Pour Florence Lambert, directrice du CEA-Liten, premier institut de recherche technologique européen entièrement dédié à la transition énergétique, la nouvelle évolution du marché du PV couplée aux ruptures technologiques en cours est l’occasion rêvée pour l’Europe de reprendre la main, un vrai point de redémarrage. « L’Europe va représenter plus de 10% du marché mondial dans les années à venir alors que se dessine une vraie rupture technologique et avec elle une fenêtre d’opportunités de créer de nouvelles usines en France ou en Europe. Ce serait un vrai danger, pis ce ne serait pas acceptable pour l’Europe de ne pas se battre pour ces technologies. C’est un sujet très important. Vous savez la rentabilité est comparable pour une usine en Europe ou en Chine. Tout est hyper automatisé » confie Florence Lambert qui aura l’honneur et la fierté d’être la présidente générale de la 36ème édition de EUPVSEC. Mais quelle est donc cette new tech apte à bousculer les équilibres et l’ensemble des chaînes de valeur de la filière industrielle PV mondiale aujourd’hui largement orientée vers le multicristallin ?

« La fertilité des convergences »

Cette technologie de rupture est à trouver dans la « fertilité des convergences » dixit Daniel Lincot. L’Hétérojonction, car c’est d’elle qu’il s’agit, est née de l’association du silicium amorphe des couches minces utilisé pour passiver les défauts de surface du cristallin. Ces cellules tandem pourraient atteindre des rendements de 30% d’ici à quelques années. « Aujourd’hui, de nombreuses solutions émergentes naissent d’association et de rapprochement de technologies éclectiques. Des mondes, des communautés qui s’ignoraient se parlent et font fructifier ensemble leur savoir faire. Les cellules PV à pérovskites sont par exemple nées de la rencontre entre l’imprimerie et la chimie. Il existe 23 catégories différentes de techno et donc un large foisonnement possible.
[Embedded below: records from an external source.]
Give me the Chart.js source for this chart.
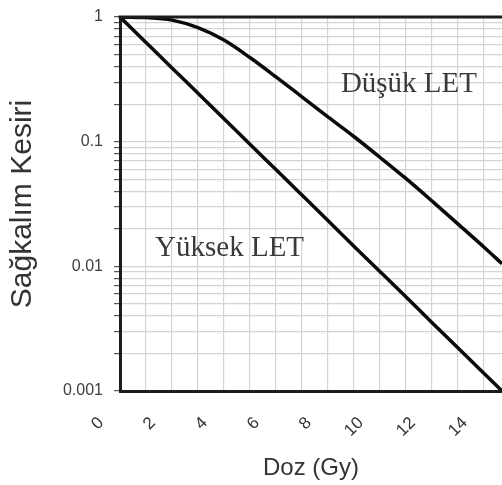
<!DOCTYPE html>
<html>
<head>
<meta charset="utf-8">
<script src="https://cdn.jsdelivr.net/npm/chart.js@4/dist/chart.umd.min.js"></script>
<style>
  html, body { margin: 0; padding: 0; background: #fff; }
  #wrap { width: 502px; height: 485px; position: relative; }
</style>
</head>
<body>
<div id="wrap"><canvas id="survivalChart"></canvas></div>
<script>
// Dose values (Gy)
const doseValues = [0, 1, 2, 3, 4, 5, 6, 7, 8, 9, 10, 11, 12, 13, 14, 14.7];
// Survival fraction, low LET (shoulder curve)
const dusukLET = [1, 0.989, 0.944, 0.822, 0.653, 0.473, 0.331, 0.229, 0.158, 0.11, 0.075, 0.0507, 0.0335, 0.0219, 0.0143, 0.0105];
// Survival fraction, high LET (straight on log scale)
const yuksekLET = [1, 0.625, 0.39, 0.245, 0.153, 0.0955, 0.0597, 0.0373, 0.0233, 0.0145, 0.0091, 0.0057, 0.00355, 0.00222, 0.00139, 0.001];

// y axis: decade labels and minor grid multipliers
const yDecades = [0.001, 0.01, 0.1, 1];
const yDecadeLabels = ['0.001', '0.01', '0.1', '1'];
const yMinorSteps = [2, 3, 4, 5, 6, 7, 8, 9];
// x axis labels every 2 Gy
const xLabelValues = [0, 2, 4, 6, 8, 10, 12, 14];

// curve labels placed in data coordinates
const curveLabels = ['Düşük LET', 'Yüksek LET'];
const curveLabelX = [8.5, 1.35];
const curveLabelY = [0.25, 0.012];

// build the y grid values (each decade and its 2..9 multiples)
const yGridValues = [];
yDecades.forEach(function (d, i) {
    yGridValues.push(d);
    if (i < yDecades.length - 1) {
        yMinorSteps.forEach(function (m) { yGridValues.push(+(d * m).toPrecision(3)); });
    }
});

function toPoints(values) {
    return doseValues.map(function (x, i) { return { x: x, y: values[i] }; });
}

// top frame line + text labels on the curves
const extrasPlugin = {
    id: 'extras',
    afterDatasetsDraw(chart) {
        const ctx = chart.ctx;
        const area = chart.chartArea;
        const xs = chart.scales.x;
        const ys = chart.scales.y;
        ctx.save();
        ctx.strokeStyle = '#1c1c1c';
        ctx.lineWidth = 3;
        ctx.beginPath();
        ctx.moveTo(area.left - 1.5, area.top);
        ctx.lineTo(area.right, area.top);
        ctx.stroke();

        ctx.fillStyle = '#3a3a3a';
        ctx.textBaseline = 'alphabetic';
        ctx.textAlign = 'left';
        ctx.font = '29px "Liberation Serif", "Times New Roman", serif';
        curveLabels.forEach(function (txt, i) {
            ctx.fillText(txt, xs.getPixelForValue(curveLabelX[i]), ys.getPixelForValue(curveLabelY[i]));
        });
        ctx.restore();
    }
};

Chart.defaults.font.family = '"Liberation Sans", Arial, sans-serif';

const ctx = document.getElementById('survivalChart').getContext('2d');
const myChart = new Chart(ctx, {
    type: 'line',
    data: {
        datasets: [{
            label: 'Düşük LET',
            data: toPoints(dusukLET),
            borderColor: '#0a0a0a',
            borderWidth: 3.5,
            pointRadius: 0,
            cubicInterpolationMode: 'monotone',
            fill: false
        }, {
            label: 'Yüksek LET',
            data: toPoints(yuksekLET),
            borderColor: '#0a0a0a',
            borderWidth: 3.5,
            pointRadius: 0,
            cubicInterpolationMode: 'monotone',
            fill: false
        }]
    },
    options: {
        responsive: true,
        maintainAspectRatio: false,
        animation: false,
        layout: { padding: { top: 17, right: 0, bottom: 0, left: 0 } },
        plugins: {
            legend: { display: false },
            tooltip: { enabled: false }
        },
        scales: {
            x: {
                type: 'linear',
                min: 0,
                max: 14.7,
                afterFit: function (scale) {
                    scale.height = 94;
                    scale.paddingLeft = 0;
                    scale.paddingRight = 0;
                },
                border: { color: '#1c1c1c', width: 3 },
                grid: { color: '#d4d4d4', lineWidth: 1.2, drawTicks: false },
                ticks: {
                    stepSize: 1,
                    includeBounds: false,
                    autoSkip: false,
                    minRotation: 45,
                    maxRotation: 45,
                    labelOffset: -19,
                    padding: 22,
                    color: '#333',
                    font: { size: 17 },
                    callback: function (value) {
                        return xLabelValues.indexOf(value) >= 0 ? String(value) : '';
                    }
                },
                title: {
                    display: true,
                    text: 'Doz (Gy)',
                    color: '#333',
                    font: { size: 24 },
                    padding: { top: 0, bottom: 2 }
                }
            },
            y: {
                type: 'logarithmic',
                min: 0.001,
                max: 1,
                afterFit: function (scale) {
                    scale.width = 120;
                    scale.paddingTop = 0;
                    scale.paddingBottom = 0;
                },
                afterBuildTicks: function (scale) {
                    scale.ticks = yGridValues.map(function (v) { return { value: v }; });
                },
                border: { color: '#1c1c1c', width: 3 },
                grid: { color: '#d4d4d4', lineWidth: 1.2, tickLength: 6, tickColor: '#555' },
                ticks: {
                    autoSkip: false,
                    padding: 11,
                    color: '#404040',
                    font: { size: 16 },
                    callback: function (value) {
                        const k = yDecades.indexOf(value);
                        return k >= 0 ? yDecadeLabels[k] : '';
                    }
                },
                title: {
                    display: true,
                    text: 'Sağkalım Kesiri',
                    color: '#333',
                    font: { size: 30 },
                    padding: { top: 5, bottom: 0 }
                }
            }
        }
    },
    plugins: [extrasPlugin]
});
</script>
</body>
</html>
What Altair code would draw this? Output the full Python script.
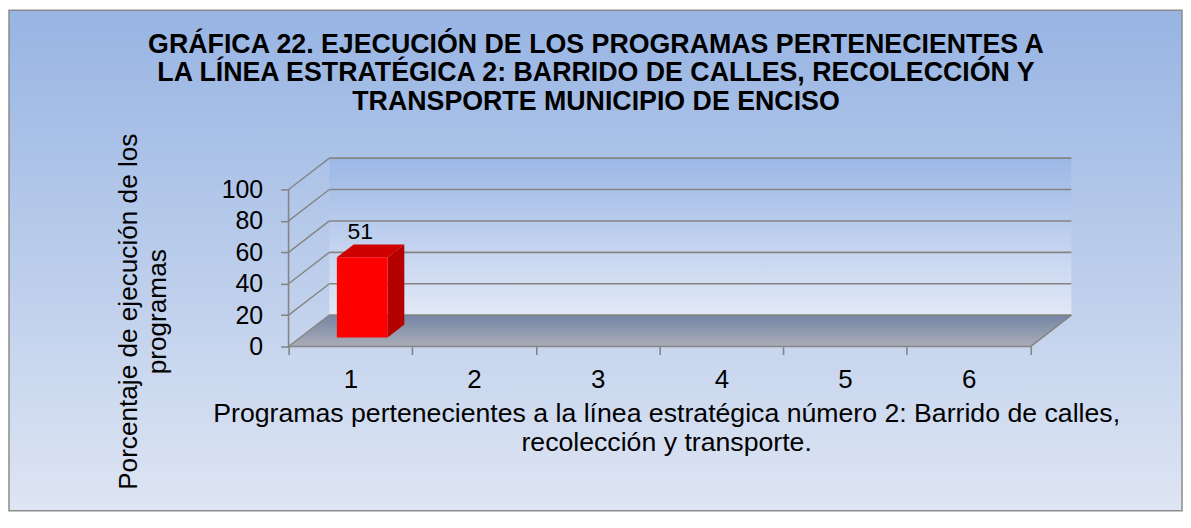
import altair as alt
import pandas as pd

# ---------------- data ----------------
categories = [1, 2, 3, 4, 5, 6]
values = [51, None, None, None, None, None]
y_ticks = [0, 20, 40, 60, 80, 100]

title_lines = [
    "GRÁFICA 22. EJECUCIÓN DE LOS PROGRAMAS PERTENECIENTES A",
    "LA LÍNEA ESTRATÉGICA 2: BARRIDO DE CALLES, RECOLECCIÓN Y",
    "TRANSPORTE MUNICIPIO DE ENCISO",
]
x_title = [
    "Programas pertenecientes a la línea estratégica número 2: Barrido de calles,",
    "recolección y transporte.",
]
y_title = ["Porcentaje de ejecución de los", "programas"]

# ---------------- geometry / style ----------------
FONT = "Liberation Sans"
GRID = "#858585"
DX, DY = 0.33, 20.0        # depth offset of the 3D box (category units, value units)
BW = 0.41                  # bar width (category units)
D0, D1 = 0.29, 0.70        # bar front / back depth fraction
N = len(categories)
VMAX = max(y_ticks)
W, H = 788, 191
PL, PT = 282, 148
SVG_W, SVG_H = 1181, 505

xscale = alt.Scale(domain=[0, 6.34], nice=False, zero=False)
yscale = alt.Scale(domain=[0, 121], nice=False, zero=False)

xaxis = alt.Axis(
    values=list(range(N + 1)), tickSize=8, tickColor=GRID, tickWidth=1.6,
    labelExpr="datum.value < 6 ? toString(datum.value + 1) : ''",
    labelOffset=62.15, labelPadding=33, labelBaseline="alphabetic",
    labelFontSize=26, labelFont=FONT, labelColor="black",
    labelFlush=False, labelOverlap=False, domain=False, grid=False,
    title=x_title, titleFontSize=26.8, titleFont=FONT, titleFontWeight="normal",
    titleColor="black", titleX=379.5, titleY=75, titleAlign="center",
    titleBaseline="alphabetic", titleLineHeight=29, zindex=1,
)
yaxis = alt.Axis(
    values=y_ticks, tickSize=8, tickColor=GRID, tickWidth=1.6,
    labelFontSize=25, labelFont=FONT, labelColor="black", labelPadding=18,
    labelFlush=False, labelOverlap=False, domain=False, grid=False,
    title=y_title, titleFontSize=26.3, titleFont=FONT, titleFontWeight="normal",
    titleColor="black", titleAngle=270, titleX=-153, titleY=155.5,
    titleAlign="center", titleBaseline="alphabetic", titleLineHeight=29, zindex=1,
)

def X(f="x"):
    return alt.X(f"{f}:Q", scale=xscale, axis=xaxis)

def Y(f="y"):
    return alt.Y(f"{f}:Q", scale=yscale, axis=yaxis)

def grad(c0, c1):
    return alt.Gradient(gradient="linear",
                        stops=[alt.GradientStop(color=c0, offset=0),
                               alt.GradientStop(color=c1, offset=1)],
                        x1=0, x2=0, y1=0, y2=1)

# ---------------- derived tables ----------------
wall = pd.DataFrame({"x": [DX], "x2": [N + DX], "y": [DY], "y2": [VMAX + DY]})
floor = pd.DataFrame({"y": [0, DY], "x": [0, DX], "x2": [N, N + DX]})
back_grid = pd.DataFrame({"x": [DX] * len(y_ticks), "x2": [N + DX] * len(y_ticks),
                          "y": [v + DY for v in y_ticks], "y2": [v + DY for v in y_ticks]})
diag = pd.DataFrame({"x": [0] * len(y_ticks), "x2": [DX] * len(y_ticks),
                     "y": y_ticks, "y2": [v + DY for v in y_ticks]})
edges = pd.DataFrame({
    "x":  [0, N, 0],
    "x2": [N, N + DX, 0],
    "y":  [0, 0, 0],
    "y2": [0, DY, VMAX],
})

front_rows, side_rows, top_rows, lab_rows = [], [], [], []
for i, (c, v) in enumerate(zip(categories, values)):
    if v is None:
        continue
    cx = i + 0.5
    xl0, xr0 = cx - BW / 2 + D0 * DX, cx + BW / 2 + D0 * DX
    xl1, xr1 = cx - BW / 2 + D1 * DX, cx + BW / 2 + D1 * DX
    front_rows.append({"cat": c, "x": xl0, "x2": xr0, "y": D0 * DY, "y2": v + D0 * DY})
    side_rows += [{"cat": c, "x": xr0, "y": D0 * DY, "y2": v + D0 * DY},
                  {"cat": c, "x": xr1, "y": D1 * DY, "y2": v + D1 * DY}]
    top_rows += [{"cat": c, "y": v + D0 * DY, "x": xl0, "x2": xr0},
                 {"cat": c, "y": v + D1 * DY, "x": xl1, "x2": xr1}]
    lab_rows.append({"cat": c, "x": cx + D0 * DX, "y": v + D1 * DY, "label": str(v)})

front = pd.DataFrame(front_rows)
side = pd.DataFrame(side_rows)
top = pd.DataFrame(top_rows)
labels = pd.DataFrame(lab_rows)

# ---------------- layers ----------------
one = pd.DataFrame({"k": [0]})

bg = alt.Chart(one).mark_rect(
    fill=grad("#97b4e3", "#dee5f3"), stroke="#8c8c8c", strokeWidth=1.5
).encode(x=alt.value(-PL + 1), x2=alt.value(SVG_W - PL - 1),
         y=alt.value(-PT + 1), y2=alt.value(SVG_H - PT - 1))

title_l = alt.Chart(one).mark_text(
    font=FONT, fontSize=26.9, fontWeight="bold", color="black",
    align="center", baseline="top", lineHeight=28.5, lineBreak="\n",
).encode(x=alt.value(309), y=alt.value(-125), text=alt.value("\n".join(title_lines)))

wall_l = alt.Chart(wall).mark_rect(fill=grad("#9cb8e6", "#e2e8f6")).encode(
    x=X(), x2="x2:Q", y=Y(), y2="y2:Q")

floor_l = alt.Chart(floor).mark_area(orient="horizontal", fill=grad("#7585a5", "#aaadb7")).encode(
    y=Y(), x=X(), x2="x2:Q")

grid_l = alt.Chart(back_grid).mark_rule(color=GRID, strokeWidth=1.6).encode(
    x=X(), x2="x2:Q", y=Y(), y2="y2:Q")

diag_l = alt.Chart(diag).mark_rule(color=GRID, strokeWidth=1.4).encode(
    x=X(), x2="x2:Q", y=Y(), y2="y2:Q")

edge_l = alt.Chart(edges).mark_rule(color=GRID, strokeWidth=1.6).encode(
    x=X(), x2="x2:Q", y=Y(), y2="y2:Q")

side_l = alt.Chart(side).mark_area(orient="vertical", fill="#b50000").encode(
    x=X(), y=Y(), y2="y2:Q", detail="cat:N")

top_l = alt.Chart(top).mark_area(orient="horizontal", fill="#cf0000").encode(
    y=Y(), x=X(), x2="x2:Q", detail="cat:N")

front_l = alt.Chart(front).mark_rect(fill="#ff0000").encode(
    x=X(), x2="x2:Q", y=Y(), y2="y2:Q")

label_l = alt.Chart(labels).mark_text(
    font=FONT, fontSize=23, color="black", baseline="alphabetic", align="center", dx=-2, dy=-6
).encode(x=X(), y=Y(), text="label:N")

chart = alt.layer(
    bg, title_l, wall_l, floor_l, grid_l, diag_l, edge_l, side_l, top_l, front_l, label_l
).properties(
    width=W, height=H,
    autosize=alt.AutoSizeParams(type="none"),
    padding={"left": PL, "top": PT, "right": SVG_W - PL - W, "bottom": SVG_H - PT - H},
).configure_view(stroke=None)

chart.save("out.html", embed_options={"renderer": "svg", "actions": False})
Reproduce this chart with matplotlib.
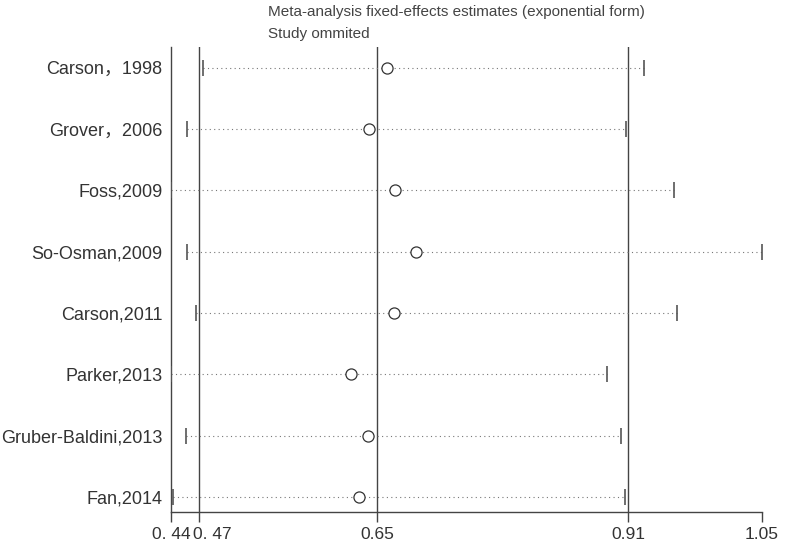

Là où le rendement théorique du silicium seul plafonne à 29%, ces nouvelles combinaisons ouvrent les champs des possibles de rendement à 40 ou même plus de 50% » poursuit Daniel Lincot.

« Une gigafactory à technologie hétérojonction dans deux ans en France »

Et justement sur le plan de l’hétérojonction, la France est plutôt bien positionnée avec l’INES et son allié industriel Photowatt qui porte ses efforts spécifiquement sur sa technologie d’hétérojonction Monolike assisté par l’équipementier grenoblois ECM Greentech. « Dans ce contexte, un tel équipementier de haut niveau est fondamental. Il est le garant du process industriel à un coût objectif. Le CEA-INES a besoin d’un tissu industriel pour se projeter dans un temps d’incubation long. Ce ne sont pas des start-up qui sont en capacité de soutenir les temps longs du monde de l’énergie. A ce jour, nous avons traversé la Vallée de la mort. La première ligne de 200 MW de capacité en hétérojonction a été installée par la société italienne 3Sun à Catane via un investissement de 50 millions d’euros. Mais il ne faut pas s’arrêter là. Il y a même un caractère d’urgence. Nous disposons d’une vraie avance à l’échelle de quelques années. Nous devons la mettre à profit pour aller vite. Il nous suffit aujourd’hui d’appuyer sur le bouton pour viser dans deux ans un premier step, une gigafactory à technologie hétérojonction pour 200 millions d’euros en France. Une somme à portée de financements privés » estime Florence Lambert.

La règle des trois « 30 »

L’échelle du GW est devenue incontournable aujourd’hui car significative d’un certain effet d’échelle par rapport aux besoins du marché. « La gigafactory pèserait 25% du Plan Solaire français. Elle enclencherait un cercle vertueux très positif pour notre balance commerciale » analyse Florence Lambert. De son côté, Daniel Lincot évoque les trois « 30 » comme une ligne de conduite, une roadmap à suivre pour les dix ans qui viennent. 30% de rendement en 2030 à 30 centimes de dollars. « Le rendement c’est bien mais cela coûte cher, cela ne sert à rien. Aujourd’hui, on met un prix et une date en plus sur la table. Sans oublier la multiplication des applications à venir sur fond de « photovoltaïque everywhere » avec la chasse au watt dans la construction, l’automobile ou l’aéronautique » conclut Daniel Lincot. De quoi doper la commercialisation des cellules à haut rendement à hétérojonction, qui seront à n’en pas douter, parmi les stars de la conférence EUPVSEC de Marseille.
*IPVF : centre de recherche (ITE : CNRS, École polytechnique, Total, EDF, Air Liquide, Riber, Jobin-Yvon) dédié à l’énergie solaire photovoltaïque.